──────── PROVIDED DATA

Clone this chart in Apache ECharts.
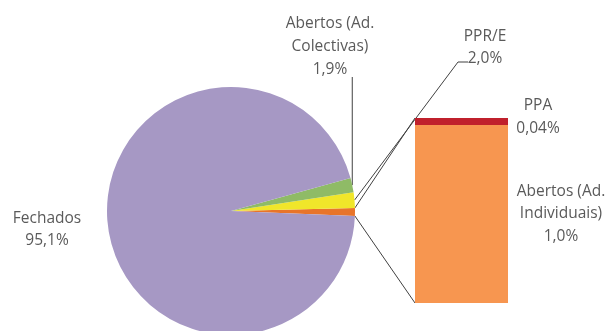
<!DOCTYPE html>
<html>
<head>
<meta charset="utf-8">
<script src="https://cdn.jsdelivr.net/npm/echarts@6/dist/echarts.min.js"></script>
<style>
  html, body { margin: 0; padding: 0; background: #ffffff; }
  #chart { width: 608px; height: 331px; }
</style>
</head>
<body>
<div id="chart"></div>
<script>
// Pie slices; the first one ("Outros") is broken out into the stacked bar
const pieNames = ['Outros', 'PPR/E', 'Abertos (Ad.\nColectivas)', 'Fechados'];
const pieValues = [1.04, 2.0, 1.9, 95.1];
const pieColors = ['#E8742A', '#F0E62A', '#8FBB66', '#A698C4'];

// Breakdown of the "Outros" slice
const barNames = ['Abertos (Ad.\nIndividuais)', 'PPA'];
const barValues = [1.0, 0.04];
const barColors = ['#F79650', '#C0202C'];

const fmt = v => v.toFixed(v < 0.1 ? 2 : 1).replace('.', ',') + '%';

const FONT = 'Open Sans';
const TXT = '#5a5a5a';
const PIE_CX = 231, PIE_CY = 211, PIE_R = 124;
const START = -2.3;

const chart = echarts.init(document.getElementById('chart'), null, { renderer: 'canvas' });

const labelStyle = {
  color: TXT, fontFamily: FONT, fontSize: 15.5, lineHeight: 22.8
};

const pieData = pieNames.map((n, i) => ({
  name: n,
  value: pieValues[i],
  itemStyle: { color: pieColors[i] },
  label: { show: i !== 0 },
  labelLine: { show: i === 1 || i === 2 }
}));

const barTotal = barValues.reduce((a, b) => a + b, 0);

chart.setOption({
  animation: false,
  grid: { left: 415, top: 118, width: 93, height: 185 },
  xAxis: { type: 'category', data: ['Outros'], show: false },
  yAxis: { type: 'value', min: 0, max: barTotal, show: false },
  series: [
    {
      type: 'pie',
      center: [PIE_CX, PIE_CY],
      radius: PIE_R,
      startAngle: START,
      clockwise: false,
      avoidLabelOverlap: false,
      emphasis: { disabled: true },
      itemStyle: { borderWidth: 0 },
      label: Object.assign({
        position: 'outside',
        formatter: p => p.name + '\n' + fmt(p.value)
      }, labelStyle),
      labelLine: { lineStyle: { color: '#404040', width: 1 } },
      labelLayout: function (p) {
        const pts = p.labelLinePoints;
        if (p.dataIndex === 3) {
          return { x: 47, y: 229.5, align: 'center', verticalAlign: 'middle' };
        }
        if (p.dataIndex === 2) {
          const s = pts[0];
          return {
            x: 330, y: 46.5, align: 'center', verticalAlign: 'middle',
            labelLinePoints: [s, [s[0], 77], [s[0], 77]]
          };
        }
        if (p.dataIndex === 1) {
          const s = pts[0];
          return {
            x: 485, y: 47.5, align: 'center', verticalAlign: 'middle',
            labelLinePoints: [s, [458, 62], [468, 62]]
          };
        }
      },
      data: pieData
    },
    {
      type: 'bar',
      stack: 'outros',
      barWidth: '100%',
      name: barNames[0],
      itemStyle: { color: barColors[0] },
      emphasis: { disabled: true },
      label: Object.assign({
        show: true,
        formatter: () => barNames[0] + '\n' + fmt(barValues[0])
      }, labelStyle),
      labelLayout: p => ({
        x: p.rect.x + p.rect.width + 53,
        y: p.rect.y + p.rect.height / 2,
        align: 'center', verticalAlign: 'middle'
      }),
      data: [barValues[0]]
    },
    {
      type: 'bar',
      stack: 'outros',
      barWidth: '100%',
      name: barNames[1],
      itemStyle: { color: barColors[1] },
      emphasis: { disabled: true },
      label: Object.assign({
        show: true,
        formatter: () => barNames[1] + '\n' + fmt(barValues[1])
      }, labelStyle),
      labelLayout: p => ({
        x: p.rect.x + p.rect.width + 30,
        y: p.rect.y + p.rect.height / 2 - 4.5,
        align: 'center', verticalAlign: 'middle'
      }),
      data: [barValues[1]]
    }
  ]
});

// Connector lines from the "Outros" slice edges to the bar corners
const pieTotal = pieValues.reduce((a, b) => a + b, 0);
const a0 = START * Math.PI / 180;
const a1 = (START + pieValues[0] / pieTotal * 360) * Math.PI / 180;
const edge = a => [PIE_CX + PIE_R * Math.cos(a), PIE_CY - PIE_R * Math.sin(a)];
const gridRect = chart.getModel().getComponent('grid').coordinateSystem.getRect();
const barLeft = gridRect.x;
const yTop = chart.convertToPixel({ yAxisIndex: 0 }, barTotal);
const yBot = chart.convertToPixel({ yAxisIndex: 0 }, 0);
const pTop = edge(a1), pBot = edge(a0);

chart.setOption({
  graphic: [
    { type: 'line', shape: { x1: pTop[0], y1: pTop[1], x2: barLeft, y2: yTop },
      style: { stroke: '#404040', lineWidth: 1 }, silent: true },
    { type: 'line', shape: { x1: pBot[0], y1: pBot[1], x2: barLeft, y2: yBot },
      style: { stroke: '#404040', lineWidth: 1 }, silent: true }
  ]
});
</script>
</body>
</html>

────────────────

• _PROBLEM DESCRIPTION_:
Print the whole listing above once more, word for word, without its pictures.

• _RESULT OF THIS TASK_:
Clone this chart in Apache ECharts.
<!DOCTYPE html>
<html>
<head>
<meta charset="utf-8">
<script src="https://cdn.jsdelivr.net/npm/echarts@6/dist/echarts.min.js"></script>
<style>
  html, body { margin: 0; padding: 0; background: #ffffff; }
  #chart { width: 608px; height: 331px; }
</style>
</head>
<body>
<div id="chart"></div>
<script>
// Pie slices; the first one ("Outros") is broken out into the stacked bar
const pieNames = ['Outros', 'PPR/E', 'Abertos (Ad.\nColectivas)', 'Fechados'];
const pieValues = [1.04, 2.0, 1.9, 95.1];
const pieColors = ['#E8742A', '#F0E62A', '#8FBB66', '#A698C4'];

// Breakdown of the "Outros" slice
const barNames = ['Abertos (Ad.\nIndividuais)', 'PPA'];
const barValues = [1.0, 0.04];
const barColors = ['#F79650', '#C0202C'];

const fmt = v => v.toFixed(v < 0.1 ? 2 : 1).replace('.', ',') + '%';

const FONT = 'Open Sans';
const TXT = '#5a5a5a';
const PIE_CX = 231, PIE_CY = 211, PIE_R = 124;
const START = -2.3;

const chart = echarts.init(document.getElementById('chart'), null, { renderer: 'canvas' });

const labelStyle = {
  color: TXT, fontFamily: FONT, fontSize: 15.5, lineHeight: 22.8
};

const pieData = pieNames.map((n, i) => ({
  name: n,
  value: pieValues[i],
  itemStyle: { color: pieColors[i] },
  label: { show: i !== 0 },
  labelLine: { show: i === 1 || i === 2 }
}));

const barTotal = barValues.reduce((a, b) => a + b, 0);

chart.setOption({
  animation: false,
  grid: { left: 415, top: 118, width: 93, height: 185 },
  xAxis: { type: 'category', data: ['Outros'], show: false },
  yAxis: { type: 'value', min: 0, max: barTotal, show: false },
  series: [
    {
      type: 'pie',
      center: [PIE_CX, PIE_CY],
      radius: PIE_R,
      startAngle: START,
      clockwise: false,
      avoidLabelOverlap: false,
      emphasis: { disabled: true },
      itemStyle: { borderWidth: 0 },
      label: Object.assign({
        position: 'outside',
        formatter: p => p.name + '\n' + fmt(p.value)
      }, labelStyle),
      labelLine: { lineStyle: { color: '#404040', width: 1 } },
      labelLayout: function (p) {
        const pts = p.labelLinePoints;
        if (p.dataIndex === 3) {
          return { x: 47, y: 229.5, align: 'center', verticalAlign: 'middle' };
        }
        if (p.dataIndex === 2) {
          const s = pts[0];
          return {
            x: 330, y: 46.5, align: 'center', verticalAlign: 'middle',
            labelLinePoints: [s, [s[0], 77], [s[0], 77]]
          };
        }
        if (p.dataIndex === 1) {
          const s = pts[0];
          return {
            x: 485, y: 47.5, align: 'center', verticalAlign: 'middle',
            labelLinePoints: [s, [458, 62], [468, 62]]
          };
        }
      },
      data: pieData
    },
    {
      type: 'bar',
      stack: 'outros',
      barWidth: '100%',
      name: barNames[0],
      itemStyle: { color: barColors[0] },
      emphasis: { disabled: true },
      label: Object.assign({
        show: true,
        formatter: () => barNames[0] + '\n' + fmt(barValues[0])
      }, labelStyle),
      labelLayout: p => ({
        x: p.rect.x + p.rect.width + 53,
        y: p.rect.y + p.rect.height / 2,
        align: 'center', verticalAlign: 'middle'
      }),
      data: [barValues[0]]
    },
    {
      type: 'bar',
      stack: 'outros',
      barWidth: '100%',
      name: barNames[1],
      itemStyle: { color: barColors[1] },
      emphasis: { disabled: true },
      label: Object.assign({
        show: true,
        formatter: () => barNames[1] + '\n' + fmt(barValues[1])
      }, labelStyle),
      labelLayout: p => ({
        x: p.rect.x + p.rect.width + 30,
        y: p.rect.y + p.rect.height / 2 - 4.5,
        align: 'center', verticalAlign: 'middle'
      }),
      data: [barValues[1]]
    }
  ]
});

// Connector lines from the "Outros" slice edges to the bar corners
const pieTotal = pieValues.reduce((a, b) => a + b, 0);
const a0 = START * Math.PI / 180;
const a1 = (START + pieValues[0] / pieTotal * 360) * Math.PI / 180;
const edge = a => [PIE_CX + PIE_R * Math.cos(a), PIE_CY - PIE_R * Math.sin(a)];
const gridRect = chart.getModel().getComponent('grid').coordinateSystem.getRect();
const barLeft = gridRect.x;
const yTop = chart.convertToPixel({ yAxisIndex: 0 }, barTotal);
const yBot = chart.convertToPixel({ yAxisIndex: 0 }, 0);
const pTop = edge(a1), pBot = edge(a0);

chart.setOption({
  graphic: [
    { type: 'line', shape: { x1: pTop[0], y1: pTop[1], x2: barLeft, y2: yTop },
      style: { stroke: '#404040', lineWidth: 1 }, silent: true },
    { type: 'line', shape: { x1: pBot[0], y1: pBot[1], x2: barLeft, y2: yBot },
      style: { stroke: '#404040', lineWidth: 1 }, silent: true }
  ]
});
</script>
</body>
</html>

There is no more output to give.